> **Provided entries**:
......

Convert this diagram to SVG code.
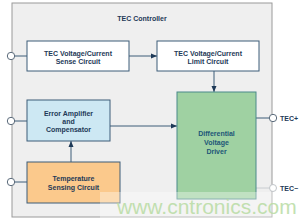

......

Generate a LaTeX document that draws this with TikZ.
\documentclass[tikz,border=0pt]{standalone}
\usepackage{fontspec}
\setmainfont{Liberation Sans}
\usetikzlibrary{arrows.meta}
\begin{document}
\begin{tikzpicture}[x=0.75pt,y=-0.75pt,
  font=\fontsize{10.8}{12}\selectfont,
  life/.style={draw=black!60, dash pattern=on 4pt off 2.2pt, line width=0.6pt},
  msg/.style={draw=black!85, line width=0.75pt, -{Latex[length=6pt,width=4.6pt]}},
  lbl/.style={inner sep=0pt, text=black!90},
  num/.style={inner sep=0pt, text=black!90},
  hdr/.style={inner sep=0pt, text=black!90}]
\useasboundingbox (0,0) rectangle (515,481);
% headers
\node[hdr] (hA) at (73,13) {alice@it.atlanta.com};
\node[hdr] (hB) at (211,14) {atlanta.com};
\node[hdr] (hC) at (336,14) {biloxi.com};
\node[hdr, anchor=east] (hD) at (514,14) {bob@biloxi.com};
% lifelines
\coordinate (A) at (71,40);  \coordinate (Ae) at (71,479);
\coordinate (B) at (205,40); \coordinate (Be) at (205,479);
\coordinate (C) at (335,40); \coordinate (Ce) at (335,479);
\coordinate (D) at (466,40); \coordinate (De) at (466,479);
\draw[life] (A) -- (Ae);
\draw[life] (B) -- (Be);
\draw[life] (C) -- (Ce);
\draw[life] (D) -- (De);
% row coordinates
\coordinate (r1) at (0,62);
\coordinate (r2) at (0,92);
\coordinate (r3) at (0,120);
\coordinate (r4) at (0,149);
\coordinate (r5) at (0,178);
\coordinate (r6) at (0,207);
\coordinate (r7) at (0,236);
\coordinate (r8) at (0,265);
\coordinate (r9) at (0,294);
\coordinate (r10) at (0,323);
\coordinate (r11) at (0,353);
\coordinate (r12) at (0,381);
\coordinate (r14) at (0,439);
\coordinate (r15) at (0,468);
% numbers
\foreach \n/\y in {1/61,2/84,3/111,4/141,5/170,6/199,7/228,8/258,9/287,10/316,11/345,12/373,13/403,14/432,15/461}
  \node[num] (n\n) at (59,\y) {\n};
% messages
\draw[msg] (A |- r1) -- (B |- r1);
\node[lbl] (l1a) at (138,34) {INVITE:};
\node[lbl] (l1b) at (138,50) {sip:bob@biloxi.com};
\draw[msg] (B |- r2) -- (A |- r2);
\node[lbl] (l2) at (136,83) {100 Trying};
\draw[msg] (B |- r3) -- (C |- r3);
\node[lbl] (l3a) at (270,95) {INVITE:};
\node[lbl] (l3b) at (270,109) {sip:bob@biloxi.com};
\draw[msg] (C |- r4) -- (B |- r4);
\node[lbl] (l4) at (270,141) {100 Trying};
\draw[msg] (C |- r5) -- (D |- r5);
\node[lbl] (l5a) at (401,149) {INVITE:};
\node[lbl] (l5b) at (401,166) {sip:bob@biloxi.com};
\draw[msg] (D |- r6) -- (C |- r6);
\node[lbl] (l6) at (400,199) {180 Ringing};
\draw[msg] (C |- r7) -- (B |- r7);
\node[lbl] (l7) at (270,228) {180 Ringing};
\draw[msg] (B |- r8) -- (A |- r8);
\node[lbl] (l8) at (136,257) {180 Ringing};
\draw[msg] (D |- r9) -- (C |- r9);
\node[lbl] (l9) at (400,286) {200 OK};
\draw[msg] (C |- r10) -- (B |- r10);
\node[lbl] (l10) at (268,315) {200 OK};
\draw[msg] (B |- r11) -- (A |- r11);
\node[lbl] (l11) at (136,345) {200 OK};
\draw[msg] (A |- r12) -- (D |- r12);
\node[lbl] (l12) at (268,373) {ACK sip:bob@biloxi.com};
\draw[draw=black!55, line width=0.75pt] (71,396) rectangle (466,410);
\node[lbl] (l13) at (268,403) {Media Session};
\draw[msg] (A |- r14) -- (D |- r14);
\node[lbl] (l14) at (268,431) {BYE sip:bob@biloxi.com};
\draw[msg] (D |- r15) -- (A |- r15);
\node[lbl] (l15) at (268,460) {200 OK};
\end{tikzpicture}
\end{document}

......

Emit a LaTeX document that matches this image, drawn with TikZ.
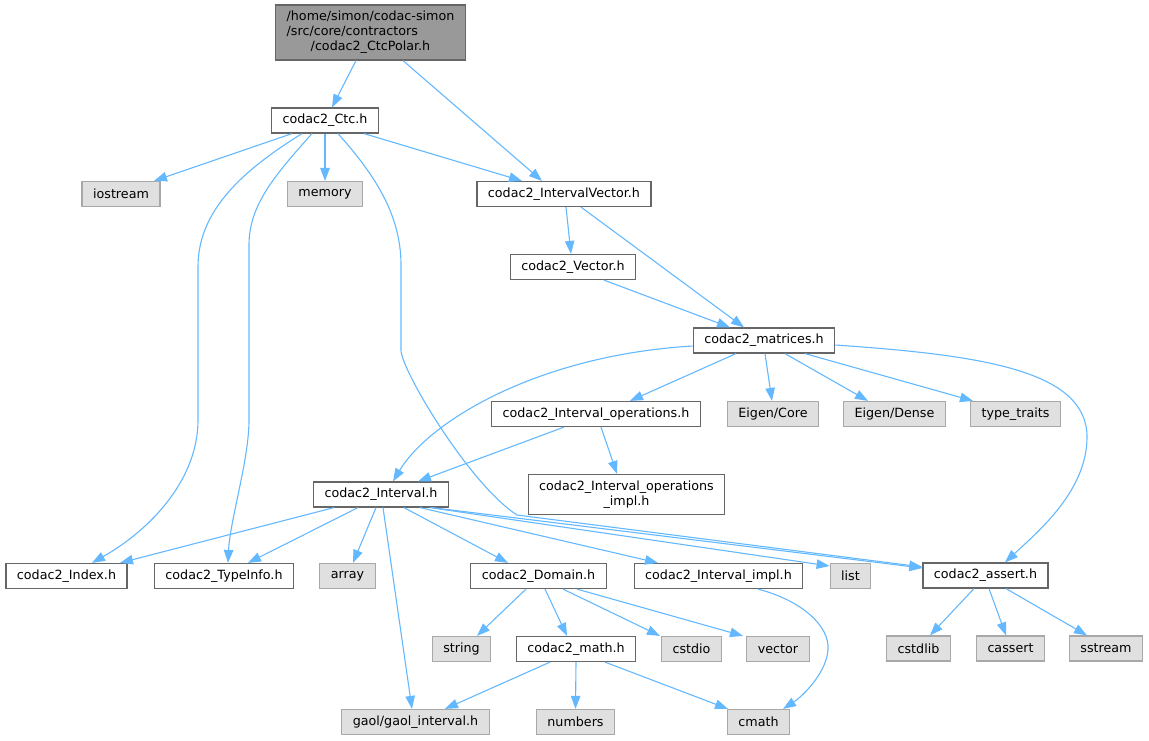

......

Using the records given above, list every line that includes the word "this".

Convert this diagram to SVG code.
Generate a LaTeX document that draws this with TikZ.
Emit a LaTeX document that matches this image, drawn with TikZ.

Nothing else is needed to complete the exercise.